EXERCISE DESCRIPTION: Repeat exactly, and only, the lines below starting at the line that contains "Recreate this image" and ending at the line that contains "note = 'positive=2517, negative=20, total=2537'", inclusive of both.
-- Start SUPPLIED MATERIAL --
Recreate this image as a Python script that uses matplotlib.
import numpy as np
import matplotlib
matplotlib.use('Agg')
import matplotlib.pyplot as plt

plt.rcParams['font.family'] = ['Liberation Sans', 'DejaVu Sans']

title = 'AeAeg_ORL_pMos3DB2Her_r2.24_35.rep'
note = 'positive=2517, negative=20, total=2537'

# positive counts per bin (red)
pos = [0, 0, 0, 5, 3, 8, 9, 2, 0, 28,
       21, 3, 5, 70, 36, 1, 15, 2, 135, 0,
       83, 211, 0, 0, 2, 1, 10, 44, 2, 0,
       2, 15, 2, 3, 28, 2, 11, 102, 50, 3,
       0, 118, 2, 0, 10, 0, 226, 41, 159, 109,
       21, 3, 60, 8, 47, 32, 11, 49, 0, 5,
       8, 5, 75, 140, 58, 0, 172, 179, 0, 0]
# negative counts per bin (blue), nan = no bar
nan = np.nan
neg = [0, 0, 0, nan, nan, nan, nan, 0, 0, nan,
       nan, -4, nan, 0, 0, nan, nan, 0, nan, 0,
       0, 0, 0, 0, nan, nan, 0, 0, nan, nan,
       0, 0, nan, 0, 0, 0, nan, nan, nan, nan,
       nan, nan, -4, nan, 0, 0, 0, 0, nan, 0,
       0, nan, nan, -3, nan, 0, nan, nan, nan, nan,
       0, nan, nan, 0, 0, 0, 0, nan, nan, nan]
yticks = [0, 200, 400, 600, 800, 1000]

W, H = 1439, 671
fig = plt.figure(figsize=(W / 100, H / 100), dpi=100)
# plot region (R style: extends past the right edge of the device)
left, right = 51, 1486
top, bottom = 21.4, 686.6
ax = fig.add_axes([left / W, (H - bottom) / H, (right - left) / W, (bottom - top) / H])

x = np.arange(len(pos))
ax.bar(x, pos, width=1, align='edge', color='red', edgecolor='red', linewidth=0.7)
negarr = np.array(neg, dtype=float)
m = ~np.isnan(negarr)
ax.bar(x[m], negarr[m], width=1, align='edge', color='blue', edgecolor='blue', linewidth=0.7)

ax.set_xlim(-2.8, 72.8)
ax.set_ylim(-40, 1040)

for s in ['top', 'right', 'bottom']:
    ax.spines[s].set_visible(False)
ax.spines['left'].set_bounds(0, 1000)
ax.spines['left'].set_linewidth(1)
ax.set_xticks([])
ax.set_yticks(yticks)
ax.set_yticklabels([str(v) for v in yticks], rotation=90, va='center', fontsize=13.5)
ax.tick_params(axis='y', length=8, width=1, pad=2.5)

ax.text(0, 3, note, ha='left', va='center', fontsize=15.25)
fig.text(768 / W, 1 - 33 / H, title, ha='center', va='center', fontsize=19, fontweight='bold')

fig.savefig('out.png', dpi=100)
-- End SUPPLIED MATERIAL --
-- Start SUPPLIED MATERIAL --
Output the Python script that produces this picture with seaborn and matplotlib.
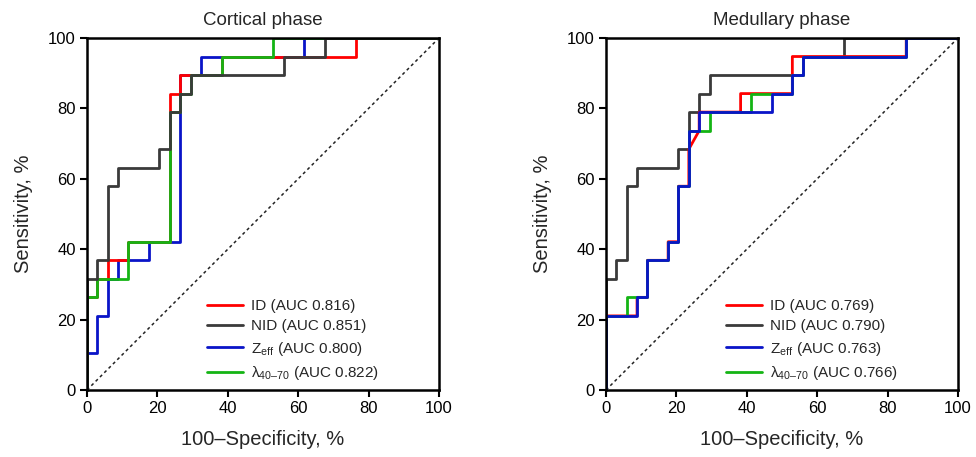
-- End SUPPLIED MATERIAL --
-- Start SUPPLIED MATERIAL --
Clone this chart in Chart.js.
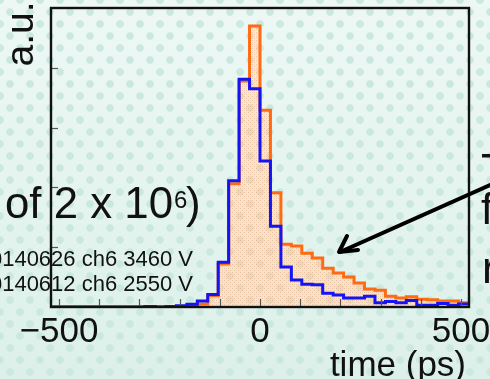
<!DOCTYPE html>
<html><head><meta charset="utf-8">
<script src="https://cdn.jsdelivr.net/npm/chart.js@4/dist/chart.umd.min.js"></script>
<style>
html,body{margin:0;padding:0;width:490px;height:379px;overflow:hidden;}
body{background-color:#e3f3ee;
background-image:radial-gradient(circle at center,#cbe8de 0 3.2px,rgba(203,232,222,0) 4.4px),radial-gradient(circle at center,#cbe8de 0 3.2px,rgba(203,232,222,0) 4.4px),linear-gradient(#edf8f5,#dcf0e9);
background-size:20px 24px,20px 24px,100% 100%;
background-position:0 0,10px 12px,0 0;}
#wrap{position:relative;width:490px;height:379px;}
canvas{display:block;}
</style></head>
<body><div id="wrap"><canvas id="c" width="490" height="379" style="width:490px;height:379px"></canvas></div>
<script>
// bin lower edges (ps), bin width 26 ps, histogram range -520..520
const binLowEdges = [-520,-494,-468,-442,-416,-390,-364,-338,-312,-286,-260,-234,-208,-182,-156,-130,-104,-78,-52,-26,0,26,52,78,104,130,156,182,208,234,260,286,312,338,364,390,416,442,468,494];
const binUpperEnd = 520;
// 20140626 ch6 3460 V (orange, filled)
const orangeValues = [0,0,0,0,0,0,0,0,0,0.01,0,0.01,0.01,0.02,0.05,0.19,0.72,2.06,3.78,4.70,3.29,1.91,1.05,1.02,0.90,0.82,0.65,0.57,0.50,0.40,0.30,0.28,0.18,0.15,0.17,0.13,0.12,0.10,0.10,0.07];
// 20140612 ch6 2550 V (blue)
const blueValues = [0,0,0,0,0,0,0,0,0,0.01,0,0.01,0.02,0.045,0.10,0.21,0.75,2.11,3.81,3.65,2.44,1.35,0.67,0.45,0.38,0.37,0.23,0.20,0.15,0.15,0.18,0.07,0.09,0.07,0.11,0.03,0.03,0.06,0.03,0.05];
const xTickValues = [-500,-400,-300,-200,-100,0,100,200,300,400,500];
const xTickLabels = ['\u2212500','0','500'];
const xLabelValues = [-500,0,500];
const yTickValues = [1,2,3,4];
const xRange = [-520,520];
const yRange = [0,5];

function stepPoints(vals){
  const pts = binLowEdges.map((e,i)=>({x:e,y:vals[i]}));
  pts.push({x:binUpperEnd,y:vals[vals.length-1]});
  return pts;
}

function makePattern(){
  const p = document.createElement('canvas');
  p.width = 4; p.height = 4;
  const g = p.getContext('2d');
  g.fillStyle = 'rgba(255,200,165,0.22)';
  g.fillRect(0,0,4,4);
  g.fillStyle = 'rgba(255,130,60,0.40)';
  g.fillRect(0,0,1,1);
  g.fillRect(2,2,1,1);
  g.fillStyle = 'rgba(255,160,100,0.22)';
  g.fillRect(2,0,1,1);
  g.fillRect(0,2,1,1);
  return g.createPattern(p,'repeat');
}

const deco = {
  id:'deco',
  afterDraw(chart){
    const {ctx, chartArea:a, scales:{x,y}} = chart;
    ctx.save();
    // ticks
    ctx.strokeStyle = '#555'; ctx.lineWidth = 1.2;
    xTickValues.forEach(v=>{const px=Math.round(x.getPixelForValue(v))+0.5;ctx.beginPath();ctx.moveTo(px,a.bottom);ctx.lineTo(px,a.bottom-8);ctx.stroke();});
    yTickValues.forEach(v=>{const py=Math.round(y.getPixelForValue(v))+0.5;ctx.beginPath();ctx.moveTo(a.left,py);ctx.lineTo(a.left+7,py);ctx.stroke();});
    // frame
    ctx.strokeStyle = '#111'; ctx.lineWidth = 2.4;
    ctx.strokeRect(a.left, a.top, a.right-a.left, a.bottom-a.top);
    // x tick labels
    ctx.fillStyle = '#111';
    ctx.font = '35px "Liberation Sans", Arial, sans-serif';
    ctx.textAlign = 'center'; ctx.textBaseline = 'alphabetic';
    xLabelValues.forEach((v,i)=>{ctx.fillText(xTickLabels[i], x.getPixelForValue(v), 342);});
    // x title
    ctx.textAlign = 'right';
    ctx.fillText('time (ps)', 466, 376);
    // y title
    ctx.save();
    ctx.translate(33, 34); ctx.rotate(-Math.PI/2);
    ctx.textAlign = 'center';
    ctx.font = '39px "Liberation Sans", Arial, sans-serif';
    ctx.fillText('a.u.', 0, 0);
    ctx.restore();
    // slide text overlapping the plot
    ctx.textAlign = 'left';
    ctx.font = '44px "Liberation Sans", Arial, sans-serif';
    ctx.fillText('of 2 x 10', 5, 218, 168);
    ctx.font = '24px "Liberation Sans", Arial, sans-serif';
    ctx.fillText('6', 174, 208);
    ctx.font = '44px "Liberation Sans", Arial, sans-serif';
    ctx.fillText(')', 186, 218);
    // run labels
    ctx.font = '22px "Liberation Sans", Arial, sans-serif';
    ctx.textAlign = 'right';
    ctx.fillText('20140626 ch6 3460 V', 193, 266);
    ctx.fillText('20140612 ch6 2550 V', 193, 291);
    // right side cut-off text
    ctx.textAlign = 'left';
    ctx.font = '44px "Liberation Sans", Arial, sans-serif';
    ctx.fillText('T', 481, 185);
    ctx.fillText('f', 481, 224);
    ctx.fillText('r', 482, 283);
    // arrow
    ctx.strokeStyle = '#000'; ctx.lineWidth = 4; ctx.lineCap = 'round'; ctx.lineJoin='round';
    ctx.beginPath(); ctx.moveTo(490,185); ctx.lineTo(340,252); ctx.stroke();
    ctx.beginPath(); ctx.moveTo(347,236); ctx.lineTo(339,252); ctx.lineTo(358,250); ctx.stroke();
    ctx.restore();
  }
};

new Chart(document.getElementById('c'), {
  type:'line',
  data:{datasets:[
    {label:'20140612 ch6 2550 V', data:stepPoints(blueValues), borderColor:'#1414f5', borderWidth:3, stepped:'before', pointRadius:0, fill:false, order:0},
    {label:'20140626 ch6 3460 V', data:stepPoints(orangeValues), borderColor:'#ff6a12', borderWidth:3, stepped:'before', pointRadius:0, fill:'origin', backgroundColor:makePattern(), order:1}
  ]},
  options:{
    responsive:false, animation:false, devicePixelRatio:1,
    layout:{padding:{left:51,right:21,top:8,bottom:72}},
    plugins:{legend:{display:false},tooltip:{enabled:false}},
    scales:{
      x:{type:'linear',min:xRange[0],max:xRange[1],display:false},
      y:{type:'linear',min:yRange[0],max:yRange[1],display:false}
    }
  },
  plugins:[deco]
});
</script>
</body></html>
-- End SUPPLIED MATERIAL --
SOLUTION TO THIS TASK:
Recreate this image as a Python script that uses matplotlib.
import numpy as np
import matplotlib
matplotlib.use('Agg')
import matplotlib.pyplot as plt

plt.rcParams['font.family'] = ['Liberation Sans', 'DejaVu Sans']

title = 'AeAeg_ORL_pMos3DB2Her_r2.24_35.rep'
note = 'positive=2517, negative=20, total=2537'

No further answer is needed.